[START OF PROVIDED DATA]

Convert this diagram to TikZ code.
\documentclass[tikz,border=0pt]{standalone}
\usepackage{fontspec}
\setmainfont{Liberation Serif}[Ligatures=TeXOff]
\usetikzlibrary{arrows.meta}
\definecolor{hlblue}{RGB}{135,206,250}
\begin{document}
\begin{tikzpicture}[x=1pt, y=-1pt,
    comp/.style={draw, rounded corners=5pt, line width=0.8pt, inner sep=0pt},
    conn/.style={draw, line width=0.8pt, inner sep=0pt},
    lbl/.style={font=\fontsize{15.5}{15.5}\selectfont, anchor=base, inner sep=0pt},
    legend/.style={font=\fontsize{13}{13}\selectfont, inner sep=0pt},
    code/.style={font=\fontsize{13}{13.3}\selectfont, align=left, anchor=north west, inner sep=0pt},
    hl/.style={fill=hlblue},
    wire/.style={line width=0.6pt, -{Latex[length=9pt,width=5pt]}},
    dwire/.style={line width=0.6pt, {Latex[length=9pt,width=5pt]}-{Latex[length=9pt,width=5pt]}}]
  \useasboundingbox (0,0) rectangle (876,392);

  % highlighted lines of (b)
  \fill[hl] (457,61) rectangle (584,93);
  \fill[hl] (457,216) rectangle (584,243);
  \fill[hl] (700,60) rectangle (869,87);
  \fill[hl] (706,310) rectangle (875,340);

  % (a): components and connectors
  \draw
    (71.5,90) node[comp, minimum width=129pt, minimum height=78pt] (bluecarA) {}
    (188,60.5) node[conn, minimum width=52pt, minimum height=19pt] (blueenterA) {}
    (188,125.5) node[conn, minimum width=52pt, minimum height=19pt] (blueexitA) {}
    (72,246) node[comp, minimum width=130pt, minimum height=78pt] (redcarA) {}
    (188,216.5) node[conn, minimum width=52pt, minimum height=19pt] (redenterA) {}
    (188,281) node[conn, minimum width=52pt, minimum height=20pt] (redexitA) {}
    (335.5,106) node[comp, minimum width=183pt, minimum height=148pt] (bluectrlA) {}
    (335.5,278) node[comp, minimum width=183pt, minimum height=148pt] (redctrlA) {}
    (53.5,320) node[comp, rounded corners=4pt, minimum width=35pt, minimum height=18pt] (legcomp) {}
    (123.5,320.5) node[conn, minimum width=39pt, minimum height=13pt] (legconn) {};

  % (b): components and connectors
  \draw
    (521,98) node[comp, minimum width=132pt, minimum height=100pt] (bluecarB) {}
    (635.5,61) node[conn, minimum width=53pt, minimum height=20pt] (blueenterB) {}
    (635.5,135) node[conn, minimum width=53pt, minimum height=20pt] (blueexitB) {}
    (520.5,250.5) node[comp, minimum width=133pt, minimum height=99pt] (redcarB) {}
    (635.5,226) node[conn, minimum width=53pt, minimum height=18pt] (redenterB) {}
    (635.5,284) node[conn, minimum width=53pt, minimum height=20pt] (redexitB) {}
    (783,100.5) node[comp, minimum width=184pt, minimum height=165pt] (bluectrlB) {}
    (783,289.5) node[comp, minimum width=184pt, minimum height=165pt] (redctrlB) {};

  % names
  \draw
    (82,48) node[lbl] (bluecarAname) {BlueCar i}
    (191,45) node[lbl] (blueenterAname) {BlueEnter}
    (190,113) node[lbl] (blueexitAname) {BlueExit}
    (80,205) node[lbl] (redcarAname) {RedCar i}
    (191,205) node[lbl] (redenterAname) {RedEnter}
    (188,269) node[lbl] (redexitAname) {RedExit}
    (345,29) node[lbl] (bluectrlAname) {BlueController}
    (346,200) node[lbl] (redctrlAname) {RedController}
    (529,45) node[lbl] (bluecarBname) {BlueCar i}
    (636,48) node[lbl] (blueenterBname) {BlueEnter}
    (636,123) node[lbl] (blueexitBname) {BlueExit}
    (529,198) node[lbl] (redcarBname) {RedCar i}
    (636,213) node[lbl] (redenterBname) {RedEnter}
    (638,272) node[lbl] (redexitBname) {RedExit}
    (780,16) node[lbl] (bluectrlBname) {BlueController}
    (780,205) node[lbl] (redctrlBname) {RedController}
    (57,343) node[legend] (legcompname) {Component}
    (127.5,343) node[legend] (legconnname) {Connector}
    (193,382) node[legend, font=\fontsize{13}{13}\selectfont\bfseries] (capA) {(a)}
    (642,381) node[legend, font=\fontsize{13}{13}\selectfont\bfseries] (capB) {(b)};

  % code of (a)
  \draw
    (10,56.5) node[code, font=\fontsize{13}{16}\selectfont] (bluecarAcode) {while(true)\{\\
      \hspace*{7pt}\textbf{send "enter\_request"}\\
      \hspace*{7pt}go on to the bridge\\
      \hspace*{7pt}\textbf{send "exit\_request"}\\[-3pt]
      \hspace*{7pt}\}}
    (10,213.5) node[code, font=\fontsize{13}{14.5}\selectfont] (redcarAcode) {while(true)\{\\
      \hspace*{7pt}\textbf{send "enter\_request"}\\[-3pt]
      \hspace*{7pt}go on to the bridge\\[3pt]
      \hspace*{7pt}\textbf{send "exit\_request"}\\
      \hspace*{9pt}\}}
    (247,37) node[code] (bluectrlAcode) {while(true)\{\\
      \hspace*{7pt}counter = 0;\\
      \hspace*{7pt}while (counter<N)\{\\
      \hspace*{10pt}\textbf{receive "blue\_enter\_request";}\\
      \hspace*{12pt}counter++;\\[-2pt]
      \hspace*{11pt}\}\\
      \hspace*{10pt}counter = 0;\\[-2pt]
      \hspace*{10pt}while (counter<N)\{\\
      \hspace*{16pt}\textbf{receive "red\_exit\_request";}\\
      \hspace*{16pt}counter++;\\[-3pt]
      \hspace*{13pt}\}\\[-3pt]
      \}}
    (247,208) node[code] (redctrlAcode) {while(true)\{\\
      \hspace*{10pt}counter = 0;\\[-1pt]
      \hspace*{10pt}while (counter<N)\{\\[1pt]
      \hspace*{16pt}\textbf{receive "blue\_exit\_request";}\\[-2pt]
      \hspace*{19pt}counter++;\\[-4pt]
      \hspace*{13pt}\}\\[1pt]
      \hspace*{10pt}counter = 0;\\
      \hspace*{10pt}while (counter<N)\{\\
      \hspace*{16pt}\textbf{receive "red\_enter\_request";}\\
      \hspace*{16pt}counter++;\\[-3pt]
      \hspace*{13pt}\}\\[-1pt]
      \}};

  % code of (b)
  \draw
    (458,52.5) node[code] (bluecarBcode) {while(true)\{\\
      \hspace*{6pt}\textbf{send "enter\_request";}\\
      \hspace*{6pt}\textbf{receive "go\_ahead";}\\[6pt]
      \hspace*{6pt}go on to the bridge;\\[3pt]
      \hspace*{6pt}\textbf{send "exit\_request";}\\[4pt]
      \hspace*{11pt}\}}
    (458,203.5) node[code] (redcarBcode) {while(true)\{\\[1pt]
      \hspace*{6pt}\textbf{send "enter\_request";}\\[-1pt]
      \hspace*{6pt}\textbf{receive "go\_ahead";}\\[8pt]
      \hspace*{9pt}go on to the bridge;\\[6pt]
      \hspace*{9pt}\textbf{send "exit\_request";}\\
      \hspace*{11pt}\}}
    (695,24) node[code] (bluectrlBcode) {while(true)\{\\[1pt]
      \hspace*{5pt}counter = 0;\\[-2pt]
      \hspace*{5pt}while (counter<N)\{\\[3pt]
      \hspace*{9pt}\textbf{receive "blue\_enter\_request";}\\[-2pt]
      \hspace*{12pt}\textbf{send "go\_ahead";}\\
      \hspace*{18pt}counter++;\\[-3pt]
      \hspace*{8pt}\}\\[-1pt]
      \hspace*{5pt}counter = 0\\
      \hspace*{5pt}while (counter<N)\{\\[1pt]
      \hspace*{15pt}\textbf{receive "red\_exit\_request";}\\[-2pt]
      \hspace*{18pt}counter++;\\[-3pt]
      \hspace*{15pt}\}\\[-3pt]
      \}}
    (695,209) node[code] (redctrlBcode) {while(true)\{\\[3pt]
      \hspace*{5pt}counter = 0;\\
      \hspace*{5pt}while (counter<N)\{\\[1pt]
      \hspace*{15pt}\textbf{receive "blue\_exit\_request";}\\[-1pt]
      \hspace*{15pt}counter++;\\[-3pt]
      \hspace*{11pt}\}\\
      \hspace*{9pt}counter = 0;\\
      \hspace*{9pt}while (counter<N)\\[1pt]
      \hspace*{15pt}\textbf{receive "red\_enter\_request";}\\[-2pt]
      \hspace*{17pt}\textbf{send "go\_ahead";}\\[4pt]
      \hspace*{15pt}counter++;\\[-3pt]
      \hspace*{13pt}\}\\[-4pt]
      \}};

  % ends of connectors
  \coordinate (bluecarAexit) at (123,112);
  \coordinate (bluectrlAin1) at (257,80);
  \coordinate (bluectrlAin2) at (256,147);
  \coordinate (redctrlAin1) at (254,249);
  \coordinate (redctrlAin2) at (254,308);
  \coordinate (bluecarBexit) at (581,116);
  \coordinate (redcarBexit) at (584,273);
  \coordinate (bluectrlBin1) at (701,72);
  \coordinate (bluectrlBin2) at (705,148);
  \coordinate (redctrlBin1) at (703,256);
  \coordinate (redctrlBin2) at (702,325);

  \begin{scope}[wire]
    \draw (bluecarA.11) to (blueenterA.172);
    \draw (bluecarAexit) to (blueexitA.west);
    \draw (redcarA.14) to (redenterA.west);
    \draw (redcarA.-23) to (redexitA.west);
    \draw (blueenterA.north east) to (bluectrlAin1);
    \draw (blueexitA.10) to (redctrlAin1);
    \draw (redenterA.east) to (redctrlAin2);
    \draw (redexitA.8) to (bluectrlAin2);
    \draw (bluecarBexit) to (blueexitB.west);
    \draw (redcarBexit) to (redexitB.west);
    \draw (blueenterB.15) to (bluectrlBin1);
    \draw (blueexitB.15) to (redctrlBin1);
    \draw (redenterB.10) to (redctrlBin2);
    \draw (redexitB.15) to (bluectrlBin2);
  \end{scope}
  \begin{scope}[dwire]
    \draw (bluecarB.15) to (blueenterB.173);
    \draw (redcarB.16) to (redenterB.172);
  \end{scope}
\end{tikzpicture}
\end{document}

[END OF PROVIDED DATA]

TASK OBJECTIVE: Begin with the first line of the data above and, please, print each line exactly until you have printed the line containing "(706,310) rectangle (875,340);"; print nothing else.

ANSWER TO THE EXERCISE:
Convert this diagram to TikZ code.
\documentclass[tikz,border=0pt]{standalone}
\usepackage{fontspec}
\setmainfont{Liberation Serif}[Ligatures=TeXOff]
\usetikzlibrary{arrows.meta}
\definecolor{hlblue}{RGB}{135,206,250}
\begin{document}
\begin{tikzpicture}[x=1pt, y=-1pt,
    comp/.style={draw, rounded corners=5pt, line width=0.8pt, inner sep=0pt},
    conn/.style={draw, line width=0.8pt, inner sep=0pt},
    lbl/.style={font=\fontsize{15.5}{15.5}\selectfont, anchor=base, inner sep=0pt},
    legend/.style={font=\fontsize{13}{13}\selectfont, inner sep=0pt},
    code/.style={font=\fontsize{13}{13.3}\selectfont, align=left, anchor=north west, inner sep=0pt},
    hl/.style={fill=hlblue},
    wire/.style={line width=0.6pt, -{Latex[length=9pt,width=5pt]}},
    dwire/.style={line width=0.6pt, {Latex[length=9pt,width=5pt]}-{Latex[length=9pt,width=5pt]}}]
  \useasboundingbox (0,0) rectangle (876,392);

  % highlighted lines of (b)
  \fill[hl] (457,61) rectangle (584,93);
  \fill[hl] (457,216) rectangle (584,243);
  \fill[hl] (700,60) rectangle (869,87);
  \fill[hl] (706,310) rectangle (875,340);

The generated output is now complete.